[start of Data lines]
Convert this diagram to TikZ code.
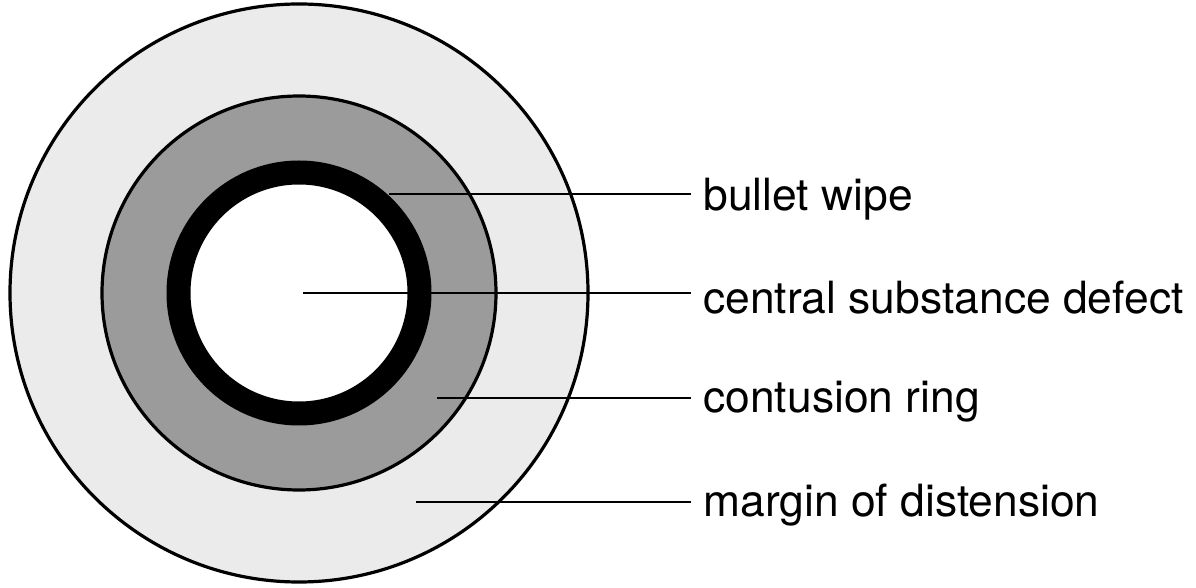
\documentclass[tikz,border=0pt]{standalone}
\usepackage{fontspec}
\setmainfont{TeX Gyre Heros}
\usetikzlibrary{positioning}
\definecolor{rim}{HTML}{EBEBEB}
\definecolor{bruise}{HTML}{9B9B9B}
\definecolor{ink}{HTML}{000000}

\begin{document}
\begin{tikzpicture}[x=.5pt,y=-.5pt,lbl/.style={font=\fontsize{22.2}{26}\selectfont,anchor=base west,inner xsep=6pt,inner ysep=0pt},lead/.style={ink,line width=1pt}]
\useasboundingbox (0,0) rectangle (1196,588);
\fill[white] (0,0) rectangle (1196,588);
\draw[ink,line width=1.6pt,fill=rim] (299,293) circle[radius=289];
\draw[ink,line width=1.6pt,fill=bruise] (299,293) circle[radius=197];
\draw[ink,line width=12pt,fill=white] (299,293) circle[radius=120.5];
\coordinate (wipeA) at (389,194);\coordinate (holeA) at (303,293);\coordinate (ringA) at (437,398);\coordinate (distA) at (416,502);
\node[lbl] (wipe) at (691,211){bullet wipe};
\node[lbl] (hole) at (691,314){central substance defect};
\node[lbl] (ring) at (691,413){contusion ring};
\node[lbl] (dist) at (691,517){margin of distension};
\draw[lead] (wipeA)--(wipeA-|wipe.west);\draw[lead] (holeA)--(holeA-|hole.west);\draw[lead] (ringA)--(ringA-|ring.west);\draw[lead] (distA)--(distA-|dist.west);
\end{tikzpicture}
\end{document}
[end of Data lines]
Goal: Restate the entire listing word for word, excluding pictures.

Written answer:
Convert this diagram to TikZ code.
\documentclass[tikz,border=0pt]{standalone}
\usepackage{fontspec}
\setmainfont{TeX Gyre Heros}
\usetikzlibrary{positioning}
\definecolor{rim}{HTML}{EBEBEB}
\definecolor{bruise}{HTML}{9B9B9B}
\definecolor{ink}{HTML}{000000}

\begin{document}
\begin{tikzpicture}[x=.5pt,y=-.5pt,lbl/.style={font=\fontsize{22.2}{26}\selectfont,anchor=base west,inner xsep=6pt,inner ysep=0pt},lead/.style={ink,line width=1pt}]
\useasboundingbox (0,0) rectangle (1196,588);
\fill[white] (0,0) rectangle (1196,588);
\draw[ink,line width=1.6pt,fill=rim] (299,293) circle[radius=289];
\draw[ink,line width=1.6pt,fill=bruise] (299,293) circle[radius=197];
\draw[ink,line width=12pt,fill=white] (299,293) circle[radius=120.5];
\coordinate (wipeA) at (389,194);\coordinate (holeA) at (303,293);\coordinate (ringA) at (437,398);\coordinate (distA) at (416,502);
\node[lbl] (wipe) at (691,211){bullet wipe};
\node[lbl] (hole) at (691,314){central substance defect};
\node[lbl] (ring) at (691,413){contusion ring};
\node[lbl] (dist) at (691,517){margin of distension};
\draw[lead] (wipeA)--(wipeA-|wipe.west);\draw[lead] (holeA)--(holeA-|hole.west);\draw[lead] (ringA)--(ringA-|ring.west);\draw[lead] (distA)--(distA-|dist.west);
\end{tikzpicture}
\end{document}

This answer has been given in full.